Text description provided by the architects. The design competition for Carleton University’s Sprott School of Business called for a landmark building at a high-profile campus crossroads. The school sought to express its core values of creativity, connection, and innovation in built form and to create a place that welcomes and inspires students and staff. The design response is a beacon of visual interest that holds a tree-lined view that extends from the Rideau River to Carleton’s entry plaza and transit hub.
The principal design concept is an inviting curving form, a gentle arc expressed both externally and internally to convey an embrace as one enters and feels the energy of the entire school wrapped around you. Radiating from the skylit atrium, the central space of gathering is legible and on display. The ground floor houses a café and opens dramatically with a winding feature stair to upper levels where glass-lined classrooms and break-out spaces provide technology-enabled learning and collaboration opportunities beyond the classroom.
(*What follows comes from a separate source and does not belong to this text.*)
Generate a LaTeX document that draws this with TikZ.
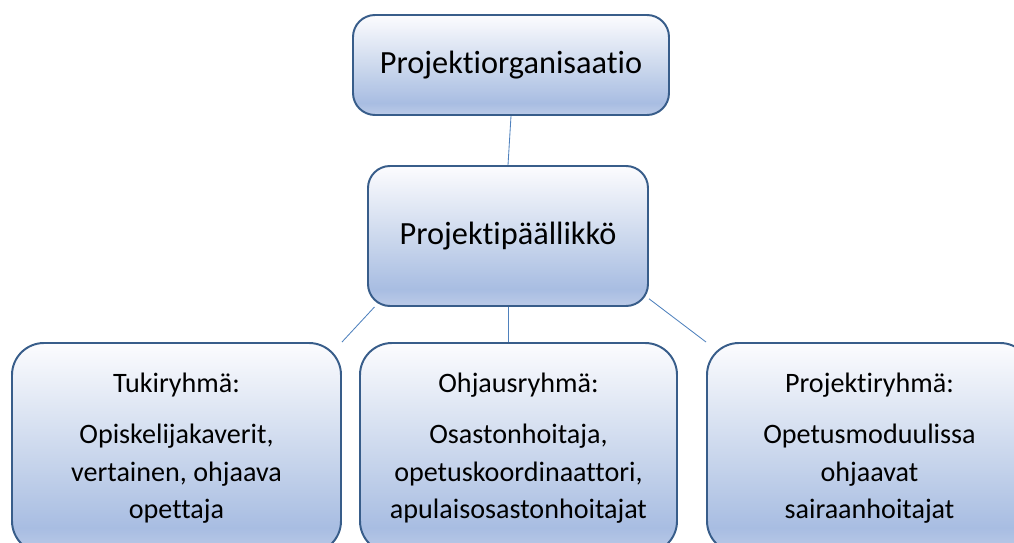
\documentclass[tikz,border=0pt]{standalone}
\usepackage{fontspec}
\setmainfont{Carlito}[Ligatures=NoCommon]
\usetikzlibrary{positioning,backgrounds}
\definecolor{cedge}{HTML}{385D8A}
\definecolor{clink}{HTML}{4F81BD}
\definecolor{cbot}{HTML}{BCCBE8}
\definecolor{clow}{HTML}{A8BDE2}
\definecolor{cmid}{HTML}{C9D6EC}
\definecolor{ctop}{HTML}{FCFCFE}
\pgfdeclareverticalshading{boxfill}{100bp}{color(0bp)=(cbot); color(25bp)=(cbot); color(31bp)=(clow); color(48bp)=(cmid); color(75bp)=(ctop); color(100bp)=(ctop)}
\tikzset{
  topbox/.style={draw=cedge, line width=1.4pt, rounded corners=0.55cm, shading=boxfill, inner sep=0pt, align=center, font=\fontsize{23}{27}\selectfont},
  grpbox/.style={draw=cedge, line width=1.4pt, rounded corners=0.8cm, shading=boxfill, inner sep=0pt, align=center, minimum height=5.25cm, font=\fontsize{20}{26.5}\selectfont},
  link/.style={draw=clink, line width=0.6pt},
}
\begin{document}
\begin{tikzpicture}
    \useasboundingbox (0,0) rectangle (25.35,-13.575);
    \node[topbox, minimum width=7.9cm, minimum height=2.5cm] (org) at (12.775,-1.625) {Projektiorganisaatio};
    \node[topbox, minimum width=7cm, minimum height=3.5cm] (pm) at (12.7,-5.9) {Projektipäällikkö};
    \node[grpbox, minimum width=8.225cm] (tuki) at (4.4125,-11.2) {Tukiryhmä:\\[10pt]Opiskelijakaverit,\\vertainen, ohjaava\\opettaja};
    \node[grpbox, minimum width=7.925cm] (ohj) at (12.9625,-11.2) {Ohjausryhmä:\\[10pt]Osastonhoitaja,\\opetuskoordinaattori,\\apulaisosastonhoitajat};
    \node[grpbox, minimum width=8.125cm] (proj) at (21.7375,-11.2) {Projektiryhmä:\\[10pt]Opetusmoduulissa\\ohjaavat\\sairaanhoitajat};
    \begin{scope}[on background layer]
      \draw[link] (org.south) -- (pm.north);
      \draw[link] (pm.208) -- (tuki.north east);
      \draw[link] (pm.south) -- (pm.south |- ohj.north);
      \draw[link] (pm.336) -- (proj.north west);
    \end{scope}
\end{tikzpicture}
\end{document}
The exterior is unified with bold, vertical precast fins that wrap the six-story structure to reduce solar heat gain and accentuate its curved form. Exposed concrete floors withstand high-traffic use and are an economizing move that blends with the design aesthetic to contrast a variety of natural materials such as locally sourced stone and oak. In a climate of long winters, the structure conveys a comfortable, light-filled space and sits above the nexus of the campus pedestrian tunnel system.
Sustainable design is embedded in every facet of this hybrid building. The podium is constructed with in-situ concrete to resolve the transfers required over the tunnel system and between the ground and the second floor. The long spans required in the large classrooms were resolved by using BubbleDeck in the slabs. This innovative method achieved a two-way slab that spans over 12 meters (40ft) in length. A total of 11,300 bubbles, each a 25cm (10-inch) hollow ball of recycled plastic, was laid in the form around which concrete was poured. This displaced nearly 223 tonnes of concrete or equivalent to 100 kg of concrete per every kilogram of recycled plastic. The structure then switches from concrete to structural steel in the upper floors to make it lighter still. This allows the column grid for the office floor plates to be significantly narrower, freeing up critical program space. In order to secure the foundation to bedrock, the depth required presented an opportunity to locate the mechanical systems in the basement rather than the penthouse. With the majority of the population and program area located on the lower floors, this reduced the ductwork required with a predicted energy savings of 13 percent.
The Nicol Building aspires to create both presence, intimacy, and a sense of belonging. The ground floor hive encourages collaboration through flexible configuration. The adjacent Innovation Hub – a startup incubator for hackathons and pitchfests, the Black Entrepreneurship Knowledge Hub, and Student Resource Centre are designed to break down silos, foster cross-disciplinary interaction, and strengthen industry partnerships, all of which are reinforced by the building’s embracing form.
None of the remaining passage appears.